* start Dataset section *
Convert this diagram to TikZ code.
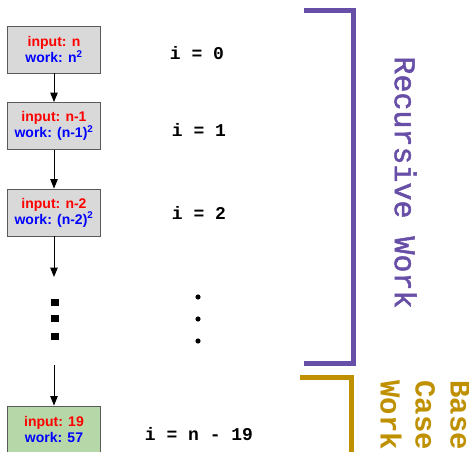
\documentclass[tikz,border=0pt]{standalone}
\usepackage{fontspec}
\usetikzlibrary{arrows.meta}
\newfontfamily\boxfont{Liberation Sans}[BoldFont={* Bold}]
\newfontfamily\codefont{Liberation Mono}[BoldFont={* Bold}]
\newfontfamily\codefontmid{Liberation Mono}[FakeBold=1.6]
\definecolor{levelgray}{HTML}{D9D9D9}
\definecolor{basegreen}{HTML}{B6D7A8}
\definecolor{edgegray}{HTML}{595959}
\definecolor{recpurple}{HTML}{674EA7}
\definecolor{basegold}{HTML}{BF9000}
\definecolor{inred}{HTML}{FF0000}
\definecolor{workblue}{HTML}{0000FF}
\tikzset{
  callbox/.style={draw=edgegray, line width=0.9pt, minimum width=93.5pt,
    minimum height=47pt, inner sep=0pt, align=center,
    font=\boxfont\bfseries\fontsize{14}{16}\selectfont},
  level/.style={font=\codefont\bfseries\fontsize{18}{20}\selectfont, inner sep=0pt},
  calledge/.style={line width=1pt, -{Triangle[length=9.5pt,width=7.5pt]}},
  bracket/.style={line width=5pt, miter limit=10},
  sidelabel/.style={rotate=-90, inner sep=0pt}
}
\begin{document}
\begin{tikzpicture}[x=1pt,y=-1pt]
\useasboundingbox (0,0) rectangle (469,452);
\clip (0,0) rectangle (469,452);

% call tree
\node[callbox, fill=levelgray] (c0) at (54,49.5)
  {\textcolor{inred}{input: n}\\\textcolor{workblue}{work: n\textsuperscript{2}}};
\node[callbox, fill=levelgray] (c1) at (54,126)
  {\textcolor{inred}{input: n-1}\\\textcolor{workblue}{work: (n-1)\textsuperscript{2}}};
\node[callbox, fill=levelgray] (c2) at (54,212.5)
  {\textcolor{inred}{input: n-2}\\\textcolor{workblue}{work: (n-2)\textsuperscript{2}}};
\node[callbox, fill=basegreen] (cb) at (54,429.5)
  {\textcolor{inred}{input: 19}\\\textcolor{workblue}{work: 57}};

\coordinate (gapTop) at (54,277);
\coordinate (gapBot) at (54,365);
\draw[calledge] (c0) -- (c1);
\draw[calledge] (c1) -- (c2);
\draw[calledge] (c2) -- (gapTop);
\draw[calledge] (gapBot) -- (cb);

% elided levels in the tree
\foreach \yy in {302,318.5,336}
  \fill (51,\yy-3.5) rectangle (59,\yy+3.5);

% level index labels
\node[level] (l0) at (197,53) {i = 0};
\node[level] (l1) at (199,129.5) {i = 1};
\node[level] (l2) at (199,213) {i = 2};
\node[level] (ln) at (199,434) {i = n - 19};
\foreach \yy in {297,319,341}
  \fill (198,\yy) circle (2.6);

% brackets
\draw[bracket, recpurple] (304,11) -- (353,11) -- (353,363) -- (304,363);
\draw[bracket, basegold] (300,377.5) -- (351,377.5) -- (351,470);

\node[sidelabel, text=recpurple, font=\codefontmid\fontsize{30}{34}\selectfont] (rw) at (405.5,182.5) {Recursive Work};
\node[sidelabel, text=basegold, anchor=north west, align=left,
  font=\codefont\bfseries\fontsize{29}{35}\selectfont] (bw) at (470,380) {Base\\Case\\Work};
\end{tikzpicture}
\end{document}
* end Dataset section *
Job — Take the lines from the start of the material to the line with "(51,\yy-3.5) rectangle (59,\yy+3.5);", both included, and transcribe them exactly without the pictures.

Solution —
Convert this diagram to TikZ code.
\documentclass[tikz,border=0pt]{standalone}
\usepackage{fontspec}
\usetikzlibrary{arrows.meta}
\newfontfamily\boxfont{Liberation Sans}[BoldFont={* Bold}]
\newfontfamily\codefont{Liberation Mono}[BoldFont={* Bold}]
\newfontfamily\codefontmid{Liberation Mono}[FakeBold=1.6]
\definecolor{levelgray}{HTML}{D9D9D9}
\definecolor{basegreen}{HTML}{B6D7A8}
\definecolor{edgegray}{HTML}{595959}
\definecolor{recpurple}{HTML}{674EA7}
\definecolor{basegold}{HTML}{BF9000}
\definecolor{inred}{HTML}{FF0000}
\definecolor{workblue}{HTML}{0000FF}
\tikzset{
  callbox/.style={draw=edgegray, line width=0.9pt, minimum width=93.5pt,
    minimum height=47pt, inner sep=0pt, align=center,
    font=\boxfont\bfseries\fontsize{14}{16}\selectfont},
  level/.style={font=\codefont\bfseries\fontsize{18}{20}\selectfont, inner sep=0pt},
  calledge/.style={line width=1pt, -{Triangle[length=9.5pt,width=7.5pt]}},
  bracket/.style={line width=5pt, miter limit=10},
  sidelabel/.style={rotate=-90, inner sep=0pt}
}
\begin{document}
\begin{tikzpicture}[x=1pt,y=-1pt]
\useasboundingbox (0,0) rectangle (469,452);
\clip (0,0) rectangle (469,452);

% call tree
\node[callbox, fill=levelgray] (c0) at (54,49.5)
  {\textcolor{inred}{input: n}\\\textcolor{workblue}{work: n\textsuperscript{2}}};
\node[callbox, fill=levelgray] (c1) at (54,126)
  {\textcolor{inred}{input: n-1}\\\textcolor{workblue}{work: (n-1)\textsuperscript{2}}};
\node[callbox, fill=levelgray] (c2) at (54,212.5)
  {\textcolor{inred}{input: n-2}\\\textcolor{workblue}{work: (n-2)\textsuperscript{2}}};
\node[callbox, fill=basegreen] (cb) at (54,429.5)
  {\textcolor{inred}{input: 19}\\\textcolor{workblue}{work: 57}};

\coordinate (gapTop) at (54,277);
\coordinate (gapBot) at (54,365);
\draw[calledge] (c0) -- (c1);
\draw[calledge] (c1) -- (c2);
\draw[calledge] (c2) -- (gapTop);
\draw[calledge] (gapBot) -- (cb);

% elided levels in the tree
\foreach \yy in {302,318.5,336}
  \fill (51,\yy-3.5) rectangle (59,\yy+3.5);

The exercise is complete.